While the noise ran all day it didn’t really get started until around 6pm when we started to hear the M-80’s and bigger going off. They are always used to start the evening around here because they aren’t much to see, but they let everyone in a four mile radius know you’re there. These are usually accompanied by a few bottle rockets and the occasional dim bulb who sends up a decent skyrocket before the sun goes down.

The place really starts to get going around 9pm. This is where the surprises came in this year. Our house was rocked several times by what I first thought were sticks of dynamite only to walk outside and see skyrockets that were more bang than flash. These sounded like canons going off and all the car alarms were being triggered. I think my next door neighbor was sitting in his bedroom waiting for the next bang to pull out his keys and turn off the alarm because his car would only beep twice and stop. Close to 10pm is when everything kicks in for the final finale. Down by the beach there were very large shells being launched that rivaled the size of the Crissy Field shells. The only difference was since we’re up on a hill the were exploding at eye level.

If you get out to the Sunset on the Fourth of July probably one of the best places to go is the Northeast corner of the Sunset Reservoir. It’s high enough up and unblocked by most buildings that you get a clear shot down to the beach and all around you. I’m hoping one day when my daughter who slept through the thunder of the fourth starting at 7:30pm will be awake and we can make a trip up to the reservoir to watch the fun. I think she’ll enjoy it a lot.



Pacifica, CA

I had a chance to travel just a touch south of San Francisco yesterday to visit a friend who was in town and I decided to write about Pacifica for today. Pacifica is a bit of an isolated area in that you can get to it from Highway 280 or Highway 35, but the two intersect and the only way out is Highway 1 which turns into Highway 35, so I think you can see that it’s one way in and one way out.

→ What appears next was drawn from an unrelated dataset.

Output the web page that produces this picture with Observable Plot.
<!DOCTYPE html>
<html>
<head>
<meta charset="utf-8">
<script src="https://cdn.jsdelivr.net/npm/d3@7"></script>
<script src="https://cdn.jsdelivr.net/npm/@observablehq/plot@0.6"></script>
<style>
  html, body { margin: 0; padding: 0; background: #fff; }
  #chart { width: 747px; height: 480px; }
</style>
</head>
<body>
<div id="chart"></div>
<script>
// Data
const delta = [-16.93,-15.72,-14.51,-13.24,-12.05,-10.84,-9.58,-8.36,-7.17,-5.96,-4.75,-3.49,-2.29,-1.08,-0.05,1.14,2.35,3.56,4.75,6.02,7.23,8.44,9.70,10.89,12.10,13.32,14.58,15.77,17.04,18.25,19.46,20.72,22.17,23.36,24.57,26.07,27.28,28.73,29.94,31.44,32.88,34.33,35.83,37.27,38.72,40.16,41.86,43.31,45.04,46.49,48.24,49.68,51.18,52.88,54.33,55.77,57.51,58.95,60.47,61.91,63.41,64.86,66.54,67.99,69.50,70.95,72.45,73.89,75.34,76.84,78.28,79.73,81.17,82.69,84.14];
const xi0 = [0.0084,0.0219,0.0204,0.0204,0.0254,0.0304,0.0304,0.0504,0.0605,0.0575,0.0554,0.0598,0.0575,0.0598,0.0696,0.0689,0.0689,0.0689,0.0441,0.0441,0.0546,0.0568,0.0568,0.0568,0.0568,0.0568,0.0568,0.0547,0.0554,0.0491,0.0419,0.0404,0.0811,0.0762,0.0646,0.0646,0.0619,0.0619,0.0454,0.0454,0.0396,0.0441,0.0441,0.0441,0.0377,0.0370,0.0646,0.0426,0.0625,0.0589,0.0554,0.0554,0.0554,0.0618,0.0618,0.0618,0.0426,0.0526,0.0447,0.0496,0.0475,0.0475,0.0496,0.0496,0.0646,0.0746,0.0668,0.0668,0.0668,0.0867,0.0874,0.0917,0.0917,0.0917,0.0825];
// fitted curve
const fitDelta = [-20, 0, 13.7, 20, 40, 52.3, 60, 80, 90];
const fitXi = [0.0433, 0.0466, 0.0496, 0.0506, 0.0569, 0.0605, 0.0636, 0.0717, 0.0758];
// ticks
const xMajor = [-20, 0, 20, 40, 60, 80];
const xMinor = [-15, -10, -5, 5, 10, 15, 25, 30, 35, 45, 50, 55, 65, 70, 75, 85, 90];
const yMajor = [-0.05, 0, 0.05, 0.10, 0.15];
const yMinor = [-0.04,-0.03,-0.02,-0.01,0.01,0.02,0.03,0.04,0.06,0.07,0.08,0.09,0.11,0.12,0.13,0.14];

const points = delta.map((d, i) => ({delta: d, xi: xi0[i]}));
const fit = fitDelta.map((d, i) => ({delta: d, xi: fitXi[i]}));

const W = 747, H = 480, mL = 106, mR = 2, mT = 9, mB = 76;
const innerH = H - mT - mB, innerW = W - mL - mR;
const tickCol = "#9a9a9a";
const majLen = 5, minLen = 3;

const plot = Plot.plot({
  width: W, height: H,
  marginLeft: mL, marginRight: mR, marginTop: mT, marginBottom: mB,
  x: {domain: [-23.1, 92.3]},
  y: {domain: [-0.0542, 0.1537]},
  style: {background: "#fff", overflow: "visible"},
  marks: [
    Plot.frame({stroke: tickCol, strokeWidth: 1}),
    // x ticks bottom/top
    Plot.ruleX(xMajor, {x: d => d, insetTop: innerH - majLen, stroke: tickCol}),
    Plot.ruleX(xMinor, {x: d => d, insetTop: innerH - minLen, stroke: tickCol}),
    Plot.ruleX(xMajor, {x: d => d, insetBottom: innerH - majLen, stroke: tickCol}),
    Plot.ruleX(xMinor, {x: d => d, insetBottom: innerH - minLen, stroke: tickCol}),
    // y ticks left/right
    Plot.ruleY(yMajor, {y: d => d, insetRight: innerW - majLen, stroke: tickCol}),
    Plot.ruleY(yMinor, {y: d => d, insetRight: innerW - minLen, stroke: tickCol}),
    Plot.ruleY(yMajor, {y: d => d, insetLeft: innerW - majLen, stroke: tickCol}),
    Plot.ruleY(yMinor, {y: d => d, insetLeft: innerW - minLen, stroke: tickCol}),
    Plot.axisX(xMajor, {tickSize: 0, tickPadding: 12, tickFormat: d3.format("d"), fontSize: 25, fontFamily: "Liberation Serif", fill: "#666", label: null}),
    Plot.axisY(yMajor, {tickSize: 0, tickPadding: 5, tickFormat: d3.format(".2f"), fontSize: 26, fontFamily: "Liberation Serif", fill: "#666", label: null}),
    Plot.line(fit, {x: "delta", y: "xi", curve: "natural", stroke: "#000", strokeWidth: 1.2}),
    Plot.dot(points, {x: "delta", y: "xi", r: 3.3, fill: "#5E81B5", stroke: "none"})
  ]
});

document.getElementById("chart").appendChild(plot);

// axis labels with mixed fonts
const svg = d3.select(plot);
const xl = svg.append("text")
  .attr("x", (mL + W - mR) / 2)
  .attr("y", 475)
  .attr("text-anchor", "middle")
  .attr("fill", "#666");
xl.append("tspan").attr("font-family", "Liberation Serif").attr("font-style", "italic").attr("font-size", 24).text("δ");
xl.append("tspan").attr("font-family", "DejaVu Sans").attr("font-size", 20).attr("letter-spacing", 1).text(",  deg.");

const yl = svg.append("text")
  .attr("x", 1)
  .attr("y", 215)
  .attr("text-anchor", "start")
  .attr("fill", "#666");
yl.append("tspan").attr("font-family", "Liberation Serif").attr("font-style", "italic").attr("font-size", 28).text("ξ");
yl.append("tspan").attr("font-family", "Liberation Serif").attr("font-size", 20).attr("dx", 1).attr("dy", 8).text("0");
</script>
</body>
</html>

Now Pacifica has a few little towns such as Lindamar, Vallmar and Rockaway Beach that aren’t really towns, but they kind of think they are. We met up at their hotel in Rockaway Beach which is the part of Pacifica where all the surfers go. If you’re not a surfer then you’re probably there to eat at Nick’s Restaurant. Nick’s was always a kind of getaway for people from San Francisco. It has a feel of the old school restaurants of Las Vegas without today’s prices. If you want seafood, Nick’s is the place to go. My parent’s and everyone in my family have a soft spot for Nick’s. I learned to actually enjoy a dish they have there called, scalone which is a mixture of scallops and abalone served as a sandwich. It was a treat that Nick’s started and while you can find it at other places, stick to Nick’s. They have things other than seafood, but if you want the experience of an old school Italian seafood restaurant it’s probably better than anything you’ll find on the wharf. Nick’s is less crowded, except on Sundays when they have their special brunch menu, but you’ll still be able to get a seat and have some good food while watching the waves and [hopefully not] watch the surfers change out of their wetsuits.

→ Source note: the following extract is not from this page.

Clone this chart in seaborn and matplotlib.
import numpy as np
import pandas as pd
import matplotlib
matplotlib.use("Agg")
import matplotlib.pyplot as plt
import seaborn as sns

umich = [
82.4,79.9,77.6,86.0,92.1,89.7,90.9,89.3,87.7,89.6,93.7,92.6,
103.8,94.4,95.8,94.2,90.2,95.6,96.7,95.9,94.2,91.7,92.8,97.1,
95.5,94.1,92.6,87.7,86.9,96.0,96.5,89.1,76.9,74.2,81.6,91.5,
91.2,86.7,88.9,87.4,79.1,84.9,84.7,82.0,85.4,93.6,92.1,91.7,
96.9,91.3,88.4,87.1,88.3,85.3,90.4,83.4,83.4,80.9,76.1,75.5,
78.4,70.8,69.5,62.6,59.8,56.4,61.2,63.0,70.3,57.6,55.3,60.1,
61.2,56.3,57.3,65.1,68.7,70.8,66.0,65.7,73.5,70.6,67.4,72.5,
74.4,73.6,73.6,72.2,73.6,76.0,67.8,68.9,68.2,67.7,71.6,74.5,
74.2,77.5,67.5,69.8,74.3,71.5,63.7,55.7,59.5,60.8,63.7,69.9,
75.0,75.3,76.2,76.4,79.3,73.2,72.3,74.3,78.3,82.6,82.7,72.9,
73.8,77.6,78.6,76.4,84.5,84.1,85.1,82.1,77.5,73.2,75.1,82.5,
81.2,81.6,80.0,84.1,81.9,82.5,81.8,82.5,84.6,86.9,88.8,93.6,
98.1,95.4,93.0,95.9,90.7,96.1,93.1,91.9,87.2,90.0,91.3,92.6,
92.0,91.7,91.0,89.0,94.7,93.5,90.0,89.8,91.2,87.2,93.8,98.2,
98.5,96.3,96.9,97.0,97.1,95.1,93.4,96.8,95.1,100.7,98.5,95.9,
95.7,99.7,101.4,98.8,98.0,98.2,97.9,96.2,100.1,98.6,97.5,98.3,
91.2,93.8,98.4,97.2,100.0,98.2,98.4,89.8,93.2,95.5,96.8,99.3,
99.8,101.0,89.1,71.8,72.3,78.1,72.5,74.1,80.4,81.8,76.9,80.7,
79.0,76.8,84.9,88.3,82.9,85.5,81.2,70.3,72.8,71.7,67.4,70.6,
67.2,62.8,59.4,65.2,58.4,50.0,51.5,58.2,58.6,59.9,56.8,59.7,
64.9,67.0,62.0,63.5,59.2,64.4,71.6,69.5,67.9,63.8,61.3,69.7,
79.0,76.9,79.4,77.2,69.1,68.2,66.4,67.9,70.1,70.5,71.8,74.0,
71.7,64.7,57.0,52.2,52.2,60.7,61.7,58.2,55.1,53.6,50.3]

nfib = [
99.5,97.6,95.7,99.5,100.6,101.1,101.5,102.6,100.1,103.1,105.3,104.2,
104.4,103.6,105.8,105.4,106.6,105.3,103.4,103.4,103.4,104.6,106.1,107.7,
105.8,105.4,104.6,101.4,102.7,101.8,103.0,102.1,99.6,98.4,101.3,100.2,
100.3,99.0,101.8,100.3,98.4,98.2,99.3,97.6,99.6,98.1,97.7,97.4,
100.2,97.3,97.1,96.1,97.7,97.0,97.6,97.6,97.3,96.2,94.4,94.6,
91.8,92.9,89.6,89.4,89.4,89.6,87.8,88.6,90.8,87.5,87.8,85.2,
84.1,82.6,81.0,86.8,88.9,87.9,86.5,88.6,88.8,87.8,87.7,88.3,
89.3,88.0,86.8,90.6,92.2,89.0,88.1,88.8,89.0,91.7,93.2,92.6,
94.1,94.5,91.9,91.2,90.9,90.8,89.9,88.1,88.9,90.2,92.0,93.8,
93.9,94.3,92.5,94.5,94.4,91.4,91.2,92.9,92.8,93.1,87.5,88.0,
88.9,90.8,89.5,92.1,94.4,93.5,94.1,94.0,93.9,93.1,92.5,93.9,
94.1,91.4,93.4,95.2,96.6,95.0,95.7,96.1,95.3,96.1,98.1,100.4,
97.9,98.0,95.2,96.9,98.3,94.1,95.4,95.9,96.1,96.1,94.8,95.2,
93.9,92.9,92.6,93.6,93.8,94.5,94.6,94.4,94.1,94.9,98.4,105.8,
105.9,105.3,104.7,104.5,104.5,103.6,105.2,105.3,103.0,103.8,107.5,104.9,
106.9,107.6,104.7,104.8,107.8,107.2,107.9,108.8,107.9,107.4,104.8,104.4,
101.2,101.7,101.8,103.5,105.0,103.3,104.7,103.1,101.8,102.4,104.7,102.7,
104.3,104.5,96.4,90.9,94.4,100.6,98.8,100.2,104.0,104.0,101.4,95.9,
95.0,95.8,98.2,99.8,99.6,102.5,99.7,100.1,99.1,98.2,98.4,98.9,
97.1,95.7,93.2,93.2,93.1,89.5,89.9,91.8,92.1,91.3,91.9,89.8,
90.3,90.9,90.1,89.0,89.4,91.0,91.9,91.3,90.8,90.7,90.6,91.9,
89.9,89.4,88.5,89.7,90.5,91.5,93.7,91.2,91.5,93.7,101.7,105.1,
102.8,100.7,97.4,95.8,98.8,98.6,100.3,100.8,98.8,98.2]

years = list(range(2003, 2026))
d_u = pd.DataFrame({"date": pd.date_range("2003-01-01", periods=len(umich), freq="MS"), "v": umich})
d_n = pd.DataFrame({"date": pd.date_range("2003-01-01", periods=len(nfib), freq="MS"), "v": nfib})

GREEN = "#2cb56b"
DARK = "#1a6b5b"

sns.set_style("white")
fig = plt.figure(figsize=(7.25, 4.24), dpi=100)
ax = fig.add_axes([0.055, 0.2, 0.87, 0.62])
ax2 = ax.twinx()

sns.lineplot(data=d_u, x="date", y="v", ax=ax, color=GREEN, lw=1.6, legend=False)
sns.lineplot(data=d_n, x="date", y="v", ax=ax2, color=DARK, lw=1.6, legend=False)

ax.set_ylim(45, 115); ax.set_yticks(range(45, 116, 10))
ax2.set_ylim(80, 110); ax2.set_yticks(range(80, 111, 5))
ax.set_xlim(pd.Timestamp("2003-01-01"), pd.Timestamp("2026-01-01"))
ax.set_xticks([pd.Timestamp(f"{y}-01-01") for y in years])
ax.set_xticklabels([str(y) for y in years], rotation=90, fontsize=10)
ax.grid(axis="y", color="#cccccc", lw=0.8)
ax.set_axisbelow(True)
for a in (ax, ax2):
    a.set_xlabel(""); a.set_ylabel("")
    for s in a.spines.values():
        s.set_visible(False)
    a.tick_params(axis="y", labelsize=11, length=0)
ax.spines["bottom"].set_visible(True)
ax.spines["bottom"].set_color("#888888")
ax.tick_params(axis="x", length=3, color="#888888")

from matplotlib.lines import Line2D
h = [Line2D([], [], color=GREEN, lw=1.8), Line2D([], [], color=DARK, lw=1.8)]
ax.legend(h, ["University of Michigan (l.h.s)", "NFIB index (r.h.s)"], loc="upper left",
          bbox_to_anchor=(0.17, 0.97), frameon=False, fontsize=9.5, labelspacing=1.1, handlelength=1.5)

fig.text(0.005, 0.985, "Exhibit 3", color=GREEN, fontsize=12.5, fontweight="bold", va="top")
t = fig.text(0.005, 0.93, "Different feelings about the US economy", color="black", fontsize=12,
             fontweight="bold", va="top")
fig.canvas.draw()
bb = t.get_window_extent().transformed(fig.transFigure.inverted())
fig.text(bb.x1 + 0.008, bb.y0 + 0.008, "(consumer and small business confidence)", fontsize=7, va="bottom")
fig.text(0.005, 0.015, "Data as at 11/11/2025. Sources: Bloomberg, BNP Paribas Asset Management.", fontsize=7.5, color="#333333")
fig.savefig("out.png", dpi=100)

Just as a side note, my friend and his wife I was meeting are from way up north in California and they live in a place that’s somewhere between red and neck [any questions? Just drop Modoc County into google]. It turns out I found out that he has an elaborate set up at home for making his very own corn whiskey moonshine. I received a mason jar full of 145 proof corn whiskey that if I survive the drinking of it I will try and write about that if I can keep my eyes focused and my hand steady. He’s a good old boy and I appreciate that he brought some of his mad scientist brew for me to try.

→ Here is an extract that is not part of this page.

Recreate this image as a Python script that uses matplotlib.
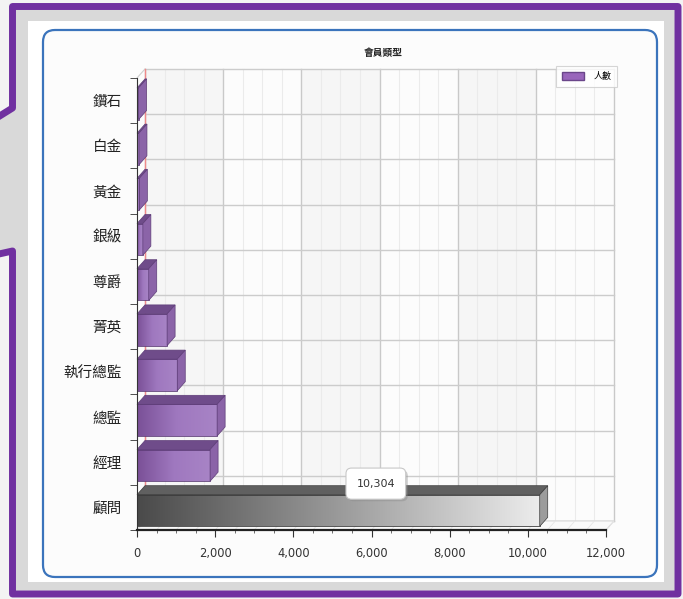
import matplotlib
matplotlib.use("Agg")
import matplotlib.pyplot as plt
import matplotlib.patheffects as pe
import numpy as np
from matplotlib.patches import Polygon, Rectangle, FancyBboxPatch, Patch
from matplotlib.colors import LinearSegmentedColormap

plt.rcParams['font.family'] = ['Noto Sans CJK TC', 'DejaVu Sans']

# data (top to bottom as shown)
categories = ["鑽石", "白金", "黃金", "銀級", "尊爵", "菁英", "執行總監", "總監", "經理", "顧問"]
counts = [40, 50, 60, 150, 300, 770, 1030, 2050, 1870, 10304]
title = "會員類型"
series_name = "人數"
x_ticks = [0, 2000, 4000, 6000, 8000, 10000, 12000]

W, H = 683, 599
fig = plt.figure(figsize=(W / 100, H / 100), dpi=100)
fig.patch.set_facecolor("#f3f3f3")

# ---- page decoration (pixel coords) ----
bg = fig.add_axes([0, 0, 1, 1], zorder=-10)
bg.set_xlim(0, W)
bg.set_ylim(H, 0)
bg.axis("off")
frame = [(-10, 122), (12.5, 108), (12.5, 6.5), (678, 6.5), (678, 594),
         (12.5, 594), (12.5, 251), (-10, 256)]
bg.add_patch(Polygon(frame, closed=True, facecolor="#d9d9d9",
                     edgecolor="#7030a0", lw=5, joinstyle="round"))
bg.add_patch(Rectangle((28, 21), 636, 561, facecolor="white", edgecolor="none"))
bg.add_patch(FancyBboxPatch((43, 30), 614, 547, boxstyle="round,pad=0,rounding_size=12",
                            facecolor="#fcfcfc", edgecolor="#3b74bc", lw=1.6))

# ---- chart ----
ax = fig.add_axes([137 / W, (H - 530) / H, 469 / W, 452 / H])
ax.patch.set_alpha(0)
xmax = 12000
ax.set_xlim(0, xmax)
ax.set_ylim(9.5, -0.5)
dx = 8 * xmax / 469   # 3d depth, x
dy = 0.2              # 3d depth, y
top_b, bot_b = -0.5 - dy, 9.5 - dy

# back wall bands
for k in range(0, xmax, 4000):
    ax.add_patch(Rectangle((k + dx, top_b), 2000, 10, facecolor="#f6f6f6",
                           edgecolor="none", clip_on=False, zorder=0))
# minor & major vertical grid on the back wall
for x in np.arange(0, xmax + 1, 500):
    major = x % 2000 == 0
    ax.plot([x + dx, x + dx], [top_b, bot_b], color="#c9c9c9" if major else "#ebebeb",
            lw=1 if major else 0.8, clip_on=False, zorder=1)
for yb in np.arange(-0.5, 9.6, 1):
    ax.plot([dx, xmax + dx], [yb - dy, yb - dy], color="#cccccc", lw=1, clip_on=False, zorder=1)
ax.plot([dx, dx], [top_b, bot_b], color="#f08a8a", lw=1, clip_on=False, zorder=2)
# floor
ax.add_patch(Polygon([(0, 9.5), (xmax, 9.5), (xmax + dx, bot_b), (dx, bot_b)],
                     facecolor="#fafafa", edgecolor="#d8d8d8", lw=0.8, clip_on=False, zorder=1))
for x in np.arange(0, xmax + 1, 500):
    ax.plot([x, x + dx], [9.5, bot_b], color="#e6e6e6", lw=0.6, clip_on=False, zorder=1)
ax.plot([0, dx], [-0.5, top_b], color="#cfcfcf", lw=0.8, clip_on=False, zorder=1)

# bars
ypos = np.arange(len(categories))
h = 0.7
yc = ypos + 0.07
purple = LinearSegmentedColormap.from_list("p", ["#7a5097", "#9f78bf", "#a884c6"])
grey = LinearSegmentedColormap.from_list("g", ["#4a4a4a", "#9a9a9a", "#ececec"])
bars = ax.barh(yc, counts, height=h, facecolor="none", edgecolor="none", zorder=5)
grad = np.linspace(0, 1, 256).reshape(1, -1)
for i, (b, v) in enumerate(zip(bars, counts)):
    last = i == len(counts) - 1
    y0, y1 = b.get_y(), b.get_y() + b.get_height()
    cmap = grey if last else purple
    topc = "#606060" if last else "#6f4c8a"
    sidec = "#9c9c9c" if last else "#8b64a8"
    edge = "#3c3c3c" if last else "#5e3d78"
    ax.imshow(grad, extent=(0, v, y1, y0), cmap=cmap, aspect="auto", zorder=5)
    ax.add_patch(Rectangle((0, y0), v, h, facecolor="none", edgecolor=edge, lw=0.6, zorder=6))
    ax.add_patch(Polygon([(0, y0), (v, y0), (v + dx, y0 - dy), (dx, y0 - dy)],
                         facecolor=topc, edgecolor=edge, lw=0.5, zorder=6, clip_on=False))
    ax.add_patch(Polygon([(v, y0), (v + dx, y0 - dy), (v + dx, y1 - dy), (v, y1)],
                         facecolor=sidec, edgecolor=edge, lw=0.5, zorder=6, clip_on=False))
ax.set_xlim(0, xmax)
ax.set_ylim(9.5, -0.5)

# value label
vi = len(counts) - 1
lx, ly = counts[vi] / 2, bars[vi].get_y() - dy
lab = ax.annotate(f"{counts[vi]:,}", xy=(lx, ly), xytext=(27, 1.5),
                  textcoords="offset points", ha="center", va="center", fontsize=8,
                  family="DejaVu Sans", color="#333333", zorder=9,
                  bbox=dict(boxstyle="round,pad=0.95,rounding_size=0.5", fc="white",
                            ec="#c8c8c8", lw=0.8))
lab.get_bbox_patch().set_path_effects([pe.withSimplePatchShadow(offset=(1.5, -1.5),
                                                                 shadow_rgbFace="#888888", alpha=0.4)])

# axes styling
for s in ["top", "right"]:
    ax.spines[s].set_visible(False)
ax.spines["left"].set_color("#333333")
ax.spines["left"].set_zorder(7)
ax.spines["bottom"].set_color("#222222")
ax.spines["bottom"].set_linewidth(1.6)
ax.spines["bottom"].set_zorder(7)
ax.set_yticks(ypos, categories)
ax.set_yticks(np.arange(-0.5, 9.6, 1), minor=True)
ax.tick_params(axis="y", which="major", length=0, pad=11, labelsize=10.5, labelcolor="#222222")
ax.tick_params(axis="y", which="minor", length=5, color="#333333")
ax.set_xticks(x_ticks, [f"{t:,}" for t in x_ticks])
ax.set_xticks(np.arange(0, xmax + 1, 500), minor=True)
ax.tick_params(axis="x", which="major", length=5, pad=7, labelsize=8.3, labelcolor="#333333",
               color="#333333")
ax.tick_params(axis="x", which="minor", length=2.5, color="#555555")
for t in ax.get_xticklabels():
    t.set_family("DejaVu Sans")

fig.text(383 / W, 1 - 53 / H, title, ha="center", va="center", fontsize=7,
         fontweight="bold", color="#222222")
leg = fig.legend(handles=[Patch(facecolor="#9966bb", edgecolor="#6a468a", label=series_name)],
                 loc="upper right", bbox_to_anchor=(622 / W, 1 - 61 / H), fontsize=6.5,
                 fancybox=False, edgecolor="#cccccc", handlelength=2.4, handleheight=1.0,
                 borderpad=0.7, handletextpad=1.0)
leg.get_frame().set_linewidth(0.8)

fig.savefig("out.png", dpi=100)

Now back to Pacifica…Specifically Rockaway Beach is an interesting part of the area because if you look at the picture you’ll see that it has a lot of grass and rocky areas that remind me of pictures I’ve seen of Wales. This is definitely a place for hardy folk as the winds can pick up here in the afternoon and blow you over. On a calm sunny day [which is a bit rare for Pacifica] watching the sunset is one of the joys of this place.

If you go a bit north up to Sharp Park you’ll find one of the few black sand beaches in the area. I unfortunately didn’t have the time to stop and take pictures of the beach there, but the sand had a higher amount of iron oxide in it that gives it a black look and is fun to show off to your kids how cool the beach is with a magnet. Just a touch further north is Manor Drive which has the main shopping district of Pacifica. I have to say that with a bit of a wink because it’s not like any shopping mall you’ll encounter. It’s basically a grocery store with a few small shops around it. My wife and I were in Pacifica years ago looking at the possibility of buying a home there and stopped in for breakfast at Manor Drive at a coffee shop and while looking out at the early morning surfers and shore fisherman had to wonder how often the fisherman and surfers got entangled. We didn’t see any fights, so I suppose they’ve found a way to keep away from each other.

If you stop at Manor Drive, be sure to stop and look up on the hill to the southeast. You’ll see a castle up there. I don’t know if the original owner is still there, but he bought the house that looked like a castle and decided that if it looked like a castle on the outside he should make the inside look like one too. The only sad part was that aside from the occasional local TV show that would showcase him, he never offered tours. For a place like that I’d pay to walk around in.